>> Start Dataset extract
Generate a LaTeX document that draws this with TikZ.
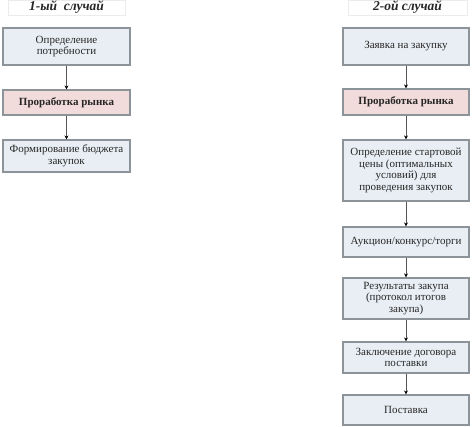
\documentclass[tikz,border=0pt]{standalone}
\usepackage{fontspec}
\setmainfont{Liberation Serif}
\definecolor{boxblue}{HTML}{E9EEF4}
\definecolor{boxpink}{HTML}{F2DCDB}
\definecolor{edgegray}{HTML}{8C9399}
\definecolor{arrowgray}{HTML}{555555}
\usetikzlibrary{arrows.meta,positioning}

\begin{document}
\begin{tikzpicture}[x=1pt,y=-1pt,
  stage/.style={draw=edgegray,line width=1.1pt,fill=boxblue,align=center,
    font=\fontsize{11}{11.5}\selectfont,text=black!85,inner sep=1pt},
  market/.style={stage,fill=boxpink,font=\fontsize{11}{11.5}\selectfont\bfseries},
  casetitle/.style={draw=black!8,fill=white,font=\fontsize{13.5}{14}\selectfont\bfseries\itshape,
    text=black!85,minimum height=15pt,inner sep=0pt},
  flow/.style={arrowgray,line width=1pt,-{Stealth[length=4pt,width=4pt,black]}}]
  \useasboundingbox (0,0) rectangle (474,427);

  % Case 1
  \node[casetitle,minimum width=117pt] (t1) at (66.5,7.5) {1-ый\ \ случай};
  \node[stage,minimum width=127pt,minimum height=37pt] (a1) at (66.5,46.5)
    {Определение\\потребности};
  \node[market,minimum width=127pt,minimum height=25pt] (a2) at (66.5,102.5)
    {Проработка рынка};
  \node[stage,minimum width=127pt,minimum height=32pt] (a3) at (66.5,156)
    {Формирование бюджета\\закупок};

  \draw[flow] (a1) -- (a2);
  \draw[flow] (a2) -- (a3);

  % Case 2
  \node[casetitle,minimum width=119pt] (t2) at (407.5,7.5) {2-ой случай};
  \node[stage,minimum width=126pt,minimum height=37pt] (b1) at (406,46.5)
    {Заявка на закупку};
  \node[market,minimum width=126pt,minimum height=26pt] (b2) at (406,102)
    {Проработка рынка};
  \node[stage,minimum width=126pt,minimum height=61pt] (b3) at (406,170.5)
    {Определение стартовой\\цены (оптимальных\\условий) для\\проведения закупок};
  \node[stage,minimum width=126pt,minimum height=30pt] (b4) at (406,242)
    {Аукцион/конкурс/торги};
  \node[stage,minimum width=126pt,minimum height=41pt] (b5) at (406,298.5)
    {Результаты закупа\\(протокол итогов\\закупа)};
  \node[stage,minimum width=126pt,minimum height=31pt] (b6) at (406,357.5)
    {Заключение договора\\поставки};
  \node[stage,minimum width=126pt,minimum height=30pt] (b7) at (406,410)
    {Поставка};

  \draw[flow] (b1) -- (b2);
  \draw[flow] (b2) -- (b3);
  \draw[flow] (b3) -- (b4);
  \draw[flow] (b4) -- (b5);
  \draw[flow] (b5) -- (b6);
  \draw[flow] (b6) -- (b7);
\end{tikzpicture}
\end{document}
>> End Dataset extract
* Prompt *
Without the pictures, retype the whole of the material above exactly.

* Worked solution *
Generate a LaTeX document that draws this with TikZ.
\documentclass[tikz,border=0pt]{standalone}
\usepackage{fontspec}
\setmainfont{Liberation Serif}
\definecolor{boxblue}{HTML}{E9EEF4}
\definecolor{boxpink}{HTML}{F2DCDB}
\definecolor{edgegray}{HTML}{8C9399}
\definecolor{arrowgray}{HTML}{555555}
\usetikzlibrary{arrows.meta,positioning}

\begin{document}
\begin{tikzpicture}[x=1pt,y=-1pt,
  stage/.style={draw=edgegray,line width=1.1pt,fill=boxblue,align=center,
    font=\fontsize{11}{11.5}\selectfont,text=black!85,inner sep=1pt},
  market/.style={stage,fill=boxpink,font=\fontsize{11}{11.5}\selectfont\bfseries},
  casetitle/.style={draw=black!8,fill=white,font=\fontsize{13.5}{14}\selectfont\bfseries\itshape,
    text=black!85,minimum height=15pt,inner sep=0pt},
  flow/.style={arrowgray,line width=1pt,-{Stealth[length=4pt,width=4pt,black]}}]
  \useasboundingbox (0,0) rectangle (474,427);

  % Case 1
  \node[casetitle,minimum width=117pt] (t1) at (66.5,7.5) {1-ый\ \ случай};
  \node[stage,minimum width=127pt,minimum height=37pt] (a1) at (66.5,46.5)
    {Определение\\потребности};
  \node[market,minimum width=127pt,minimum height=25pt] (a2) at (66.5,102.5)
    {Проработка рынка};
  \node[stage,minimum width=127pt,minimum height=32pt] (a3) at (66.5,156)
    {Формирование бюджета\\закупок};

  \draw[flow] (a1) -- (a2);
  \draw[flow] (a2) -- (a3);

  % Case 2
  \node[casetitle,minimum width=119pt] (t2) at (407.5,7.5) {2-ой случай};
  \node[stage,minimum width=126pt,minimum height=37pt] (b1) at (406,46.5)
    {Заявка на закупку};
  \node[market,minimum width=126pt,minimum height=26pt] (b2) at (406,102)
    {Проработка рынка};
  \node[stage,minimum width=126pt,minimum height=61pt] (b3) at (406,170.5)
    {Определение стартовой\\цены (оптимальных\\условий) для\\проведения закупок};
  \node[stage,minimum width=126pt,minimum height=30pt] (b4) at (406,242)
    {Аукцион/конкурс/торги};
  \node[stage,minimum width=126pt,minimum height=41pt] (b5) at (406,298.5)
    {Результаты закупа\\(протокол итогов\\закупа)};
  \node[stage,minimum width=126pt,minimum height=31pt] (b6) at (406,357.5)
    {Заключение договора\\поставки};
  \node[stage,minimum width=126pt,minimum height=30pt] (b7) at (406,410)
    {Поставка};

  \draw[flow] (b1) -- (b2);
  \draw[flow] (b2) -- (b3);
  \draw[flow] (b3) -- (b4);
  \draw[flow] (b4) -- (b5);
  \draw[flow] (b5) -- (b6);
  \draw[flow] (b6) -- (b7);
\end{tikzpicture}
\end{document}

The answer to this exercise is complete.